** BEGIN Recorded data **

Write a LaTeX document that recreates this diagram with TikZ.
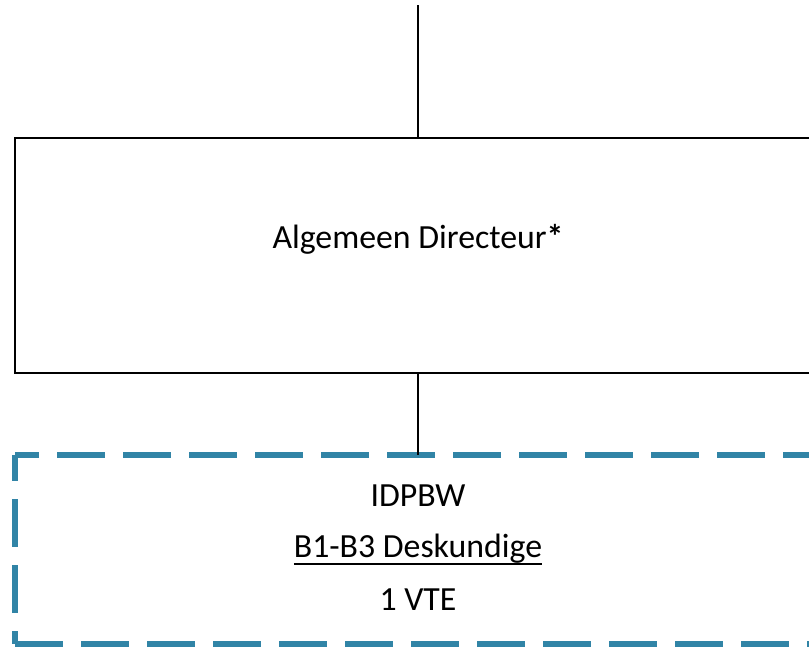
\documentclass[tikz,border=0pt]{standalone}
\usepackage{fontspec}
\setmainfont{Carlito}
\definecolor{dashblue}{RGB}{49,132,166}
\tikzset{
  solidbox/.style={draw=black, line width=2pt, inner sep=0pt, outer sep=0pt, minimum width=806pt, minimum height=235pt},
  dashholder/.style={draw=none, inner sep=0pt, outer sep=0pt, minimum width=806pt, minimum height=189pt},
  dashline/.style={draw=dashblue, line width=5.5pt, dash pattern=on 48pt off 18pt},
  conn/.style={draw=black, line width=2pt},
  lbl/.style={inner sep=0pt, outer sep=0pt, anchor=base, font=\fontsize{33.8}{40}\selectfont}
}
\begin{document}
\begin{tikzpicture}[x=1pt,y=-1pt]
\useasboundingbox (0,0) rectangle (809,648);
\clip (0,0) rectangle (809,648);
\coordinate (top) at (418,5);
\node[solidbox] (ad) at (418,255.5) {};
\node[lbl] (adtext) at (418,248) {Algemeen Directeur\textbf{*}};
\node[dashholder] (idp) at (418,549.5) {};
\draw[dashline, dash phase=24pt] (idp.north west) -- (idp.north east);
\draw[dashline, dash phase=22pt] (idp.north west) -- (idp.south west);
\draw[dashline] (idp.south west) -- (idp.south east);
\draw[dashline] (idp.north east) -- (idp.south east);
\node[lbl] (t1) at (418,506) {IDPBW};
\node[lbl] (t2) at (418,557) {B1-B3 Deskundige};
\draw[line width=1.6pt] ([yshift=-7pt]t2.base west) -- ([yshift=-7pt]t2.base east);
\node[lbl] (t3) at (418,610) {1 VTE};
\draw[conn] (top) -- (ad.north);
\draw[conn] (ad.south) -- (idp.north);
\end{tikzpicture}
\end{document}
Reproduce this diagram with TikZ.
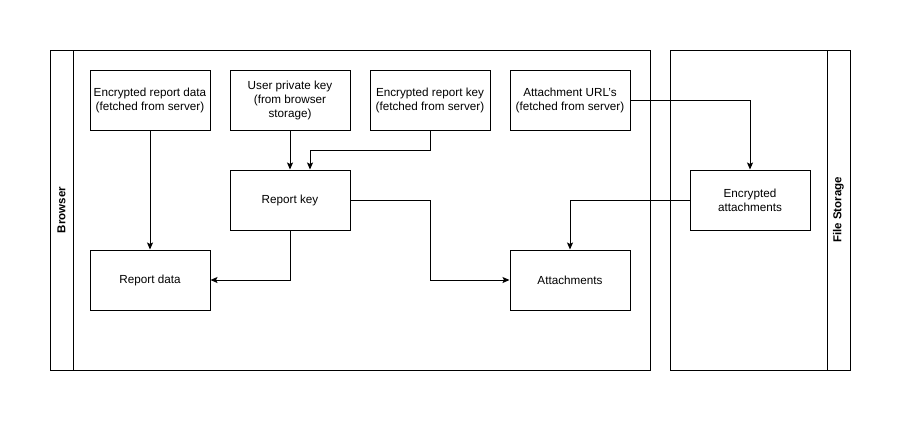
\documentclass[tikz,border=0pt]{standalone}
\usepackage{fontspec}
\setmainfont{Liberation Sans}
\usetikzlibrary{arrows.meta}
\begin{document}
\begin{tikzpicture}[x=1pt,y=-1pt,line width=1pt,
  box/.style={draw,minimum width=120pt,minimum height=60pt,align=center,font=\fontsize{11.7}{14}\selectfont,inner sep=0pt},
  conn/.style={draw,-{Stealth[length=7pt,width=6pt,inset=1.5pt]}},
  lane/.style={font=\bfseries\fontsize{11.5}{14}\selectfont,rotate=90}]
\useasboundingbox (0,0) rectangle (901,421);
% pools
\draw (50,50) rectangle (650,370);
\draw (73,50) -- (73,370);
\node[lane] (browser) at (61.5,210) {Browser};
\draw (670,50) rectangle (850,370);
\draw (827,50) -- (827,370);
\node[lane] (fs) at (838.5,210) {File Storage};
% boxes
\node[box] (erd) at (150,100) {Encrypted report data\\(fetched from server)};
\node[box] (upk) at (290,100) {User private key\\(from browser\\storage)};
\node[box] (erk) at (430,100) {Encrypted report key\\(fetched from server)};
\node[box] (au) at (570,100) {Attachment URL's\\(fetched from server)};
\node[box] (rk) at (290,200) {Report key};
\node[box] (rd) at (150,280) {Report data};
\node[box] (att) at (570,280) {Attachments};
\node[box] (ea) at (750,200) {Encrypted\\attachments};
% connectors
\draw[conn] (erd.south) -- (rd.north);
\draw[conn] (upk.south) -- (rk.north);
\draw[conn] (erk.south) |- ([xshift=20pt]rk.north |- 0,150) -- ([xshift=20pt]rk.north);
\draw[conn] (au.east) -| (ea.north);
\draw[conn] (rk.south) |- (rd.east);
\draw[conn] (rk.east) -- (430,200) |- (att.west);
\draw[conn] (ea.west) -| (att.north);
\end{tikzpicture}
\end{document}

** END Recorded data **

:: Written problem ::
Exactly reproduce each record, leaving out any pictures.

:: Output below ::
Write a LaTeX document that recreates this diagram with TikZ.
\documentclass[tikz,border=0pt]{standalone}
\usepackage{fontspec}
\setmainfont{Carlito}
\definecolor{dashblue}{RGB}{49,132,166}
\tikzset{
  solidbox/.style={draw=black, line width=2pt, inner sep=0pt, outer sep=0pt, minimum width=806pt, minimum height=235pt},
  dashholder/.style={draw=none, inner sep=0pt, outer sep=0pt, minimum width=806pt, minimum height=189pt},
  dashline/.style={draw=dashblue, line width=5.5pt, dash pattern=on 48pt off 18pt},
  conn/.style={draw=black, line width=2pt},
  lbl/.style={inner sep=0pt, outer sep=0pt, anchor=base, font=\fontsize{33.8}{40}\selectfont}
}
\begin{document}
\begin{tikzpicture}[x=1pt,y=-1pt]
\useasboundingbox (0,0) rectangle (809,648);
\clip (0,0) rectangle (809,648);
\coordinate (top) at (418,5);
\node[solidbox] (ad) at (418,255.5) {};
\node[lbl] (adtext) at (418,248) {Algemeen Directeur\textbf{*}};
\node[dashholder] (idp) at (418,549.5) {};
\draw[dashline, dash phase=24pt] (idp.north west) -- (idp.north east);
\draw[dashline, dash phase=22pt] (idp.north west) -- (idp.south west);
\draw[dashline] (idp.south west) -- (idp.south east);
\draw[dashline] (idp.north east) -- (idp.south east);
\node[lbl] (t1) at (418,506) {IDPBW};
\node[lbl] (t2) at (418,557) {B1-B3 Deskundige};
\draw[line width=1.6pt] ([yshift=-7pt]t2.base west) -- ([yshift=-7pt]t2.base east);
\node[lbl] (t3) at (418,610) {1 VTE};
\draw[conn] (top) -- (ad.north);
\draw[conn] (ad.south) -- (idp.north);
\end{tikzpicture}
\end{document}
Reproduce this diagram with TikZ.
\documentclass[tikz,border=0pt]{standalone}
\usepackage{fontspec}
\setmainfont{Liberation Sans}
\usetikzlibrary{arrows.meta}
\begin{document}
\begin{tikzpicture}[x=1pt,y=-1pt,line width=1pt,
  box/.style={draw,minimum width=120pt,minimum height=60pt,align=center,font=\fontsize{11.7}{14}\selectfont,inner sep=0pt},
  conn/.style={draw,-{Stealth[length=7pt,width=6pt,inset=1.5pt]}},
  lane/.style={font=\bfseries\fontsize{11.5}{14}\selectfont,rotate=90}]
\useasboundingbox (0,0) rectangle (901,421);
% pools
\draw (50,50) rectangle (650,370);
\draw (73,50) -- (73,370);
\node[lane] (browser) at (61.5,210) {Browser};
\draw (670,50) rectangle (850,370);
\draw (827,50) -- (827,370);
\node[lane] (fs) at (838.5,210) {File Storage};
% boxes
\node[box] (erd) at (150,100) {Encrypted report data\\(fetched from server)};
\node[box] (upk) at (290,100) {User private key\\(from browser\\storage)};
\node[box] (erk) at (430,100) {Encrypted report key\\(fetched from server)};
\node[box] (au) at (570,100) {Attachment URL's\\(fetched from server)};
\node[box] (rk) at (290,200) {Report key};
\node[box] (rd) at (150,280) {Report data};
\node[box] (att) at (570,280) {Attachments};
\node[box] (ea) at (750,200) {Encrypted\\attachments};
% connectors
\draw[conn] (erd.south) -- (rd.north);
\draw[conn] (upk.south) -- (rk.north);
\draw[conn] (erk.south) |- ([xshift=20pt]rk.north |- 0,150) -- ([xshift=20pt]rk.north);
\draw[conn] (au.east) -| (ea.north);
\draw[conn] (rk.south) |- (rd.east);
\draw[conn] (rk.east) -- (430,200) |- (att.west);
\draw[conn] (ea.west) -| (att.north);
\end{tikzpicture}
\end{document}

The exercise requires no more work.